De la envidia a la autorrealización

María Antonieta Solórzano
30 de julio de 2017 - 02:00 a. m.

En las culturas patriarcales y jerarquizadas se vive compitiendo. Esta es la práctica cotidiana que paso a paso define el valor de cada ser humano. Imaginamos, por ejemplo, que acciones que van desde llevarse el punto en una discusión baladí, hasta poseer la casa más linda, pasando por ocupar cualquier posición de mando, nos mostrará a ciencia cierta quién es valioso y quién no.

En virtud de ello, cuando queremos conocer nuestro propio valor nos vemos sometidos a las reglas de la competencia y, obviamente, a su más devastadora consecuencia: la división automática de la humanidad en dos grupos: ganadores y perdedores.

El “ganador”, convencido de su “superioridad” moral, en la soledad; el perdedor, inconforme consigo mismo, anhela convertirse en el mejor.

En ninguno de los dos escenarios la vida adquiere pleno sentido. Las emociones negativas se apropian de las personas. Al ganador lo invade la angustia de perder el primer lugar para volverse un don nadie; al perdedor, la certeza de ser insuficiente lo llena secreta o abiertamente de envidia.

Resulta cuestionador que pensemos que es inevitable y hasta beneficioso para el progreso de las sociedades desperdiciar el infinito potencial creativo que resulta de la tranquilidad y la autorrealización y más bien competir.
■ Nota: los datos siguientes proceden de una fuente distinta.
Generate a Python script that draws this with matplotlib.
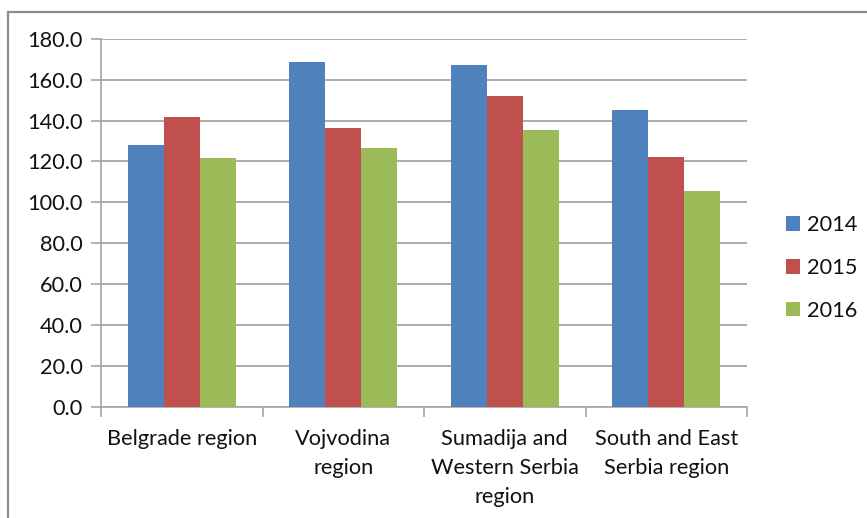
import numpy as np
import matplotlib
matplotlib.use("Agg")
import matplotlib.pyplot as plt
from matplotlib.patches import Rectangle

# data
regions = ["Belgrade region", "Vojvodina\nregion",
           "Sumadija and\nWestern Serbia\nregion", "South and East\nSerbia region"]
years = ["2014", "2015", "2016"]
v2014 = [128.0, 168.5, 167.0, 145.0]
v2015 = [141.7, 136.2, 152.2, 122.4]
v2016 = [121.8, 126.8, 135.6, 105.5]
colors = ["#4F81BD", "#C0504D", "#9BBB59"]

plt.rcParams['font.family'] = ['Lato', 'DejaVu Sans']
FS = 15.7

W, H = 867, 518
fig = plt.figure(figsize=(W / 100, H / 100), dpi=100)
ax = fig.add_axes([101 / W, 1 - 407 / H, (747 - 101) / W, (407 - 38.7) / H])

x = np.arange(len(regions))
bw = 1 / 4.5
for i, (vals, yr) in enumerate(zip([v2014, v2015, v2016], years)):
    ax.bar(x + (i - 1) * bw, vals, bw, color=colors[i], label=yr, zorder=3)

ax.set_xlim(-0.5, len(regions) - 0.5)
ax.set_ylim(0, 180)
ax.set_yticks(np.arange(0, 181, 20))
ax.set_yticklabels([f"{t:.1f}" for t in np.arange(0, 181, 20)])
ax.yaxis.grid(True, color="#A6A6A6", linewidth=1.3, zorder=0)

# category labels centered, ticks on boundaries
ax.set_xticks(x)
ax.set_xticklabels(regions, linespacing=1.56, va="top")
ax.tick_params(axis="x", length=0, pad=16)
ax.set_xticks(np.arange(-0.5, len(regions)), minor=True)
ax.tick_params(axis="x", which="minor", length=7, color="#A6A6A6", width=1.2)
ax.tick_params(axis="y", length=7, color="#A6A6A6", width=1.2, pad=6)
ax.tick_params(labelsize=FS, labelcolor="#111111")

for s in ["top", "right"]:
    ax.spines[s].set_visible(False)
for s in ["left", "bottom"]:
    ax.spines[s].set_color("#A6A6A6")
    ax.spines[s].set_linewidth(1.2)

leg = fig.legend(loc="center left", bbox_to_anchor=(786 / W, 1 - 268 / H),
                 frameon=False, fontsize=FS, handlelength=0.65, handleheight=0.65,
                 handletextpad=0.3, labelspacing=1.04, borderpad=0, borderaxespad=0)
for t in leg.get_texts():
    t.set_color("#111111")

# outer chart border (partly cropped in the reference)
fig.patches.append(Rectangle((8 / W, -0.1), 1.2, (1 - 12 / H) + 0.1,
                             transform=fig.transFigure, fill=False,
                             edgecolor="#8C8C8C", linewidth=1.6))

fig.savefig("out.png", dpi=100)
Salir de este inútil círculo vicioso de ganadores y perdedores precisa reconocer que cada quien tiene un valor único, que cada uno es un diamante que sólo requiere ser apreciado, amado por su propio dueño, para así regalar su brillo. Al articular esta inmensa riqueza individual con los demás podemos darle vuelta a la destrucción personal y social que la envidia y la angustia del mundo, escindido en dominantes y dominados, ha creado.

Recordemos que albergamos en nuestros genes y nuestro interior toda la sabiduría de la historia evolutiva que nos precede. En consecuencia, la confianza en nuestro potencial nos permite transformar la angustia, la envidia y la desesperación que desgarran nuestra vida cotidiana; podremos vislumbrar un futuro donde las emociones negativas sean sólo un recuerdo.

No tendremos que dividir el mundo en ganadores y perdedores, ni en tiranos y sometidos. Es un hecho que, al igual que cada hoja de un mismo árbol es diferente a la otra y ninguna ganadora o perdedora, al igual que cada huella dactilar es única e irrepetible y ninguna es mejor ni peor, cada ser humano también es único, irrepetible, diferente y necesario al desarrollo de la humanidad, ni ganador ni perdedor.

Al atrevernos a ser conscientes de que la evolución de la vida necesita la articulación cooperativa de todas nuestra particularidades podremos abandonar la convivencia competitiva y saludar la colaboración como el camino hacia la autorrealización y la plenitud.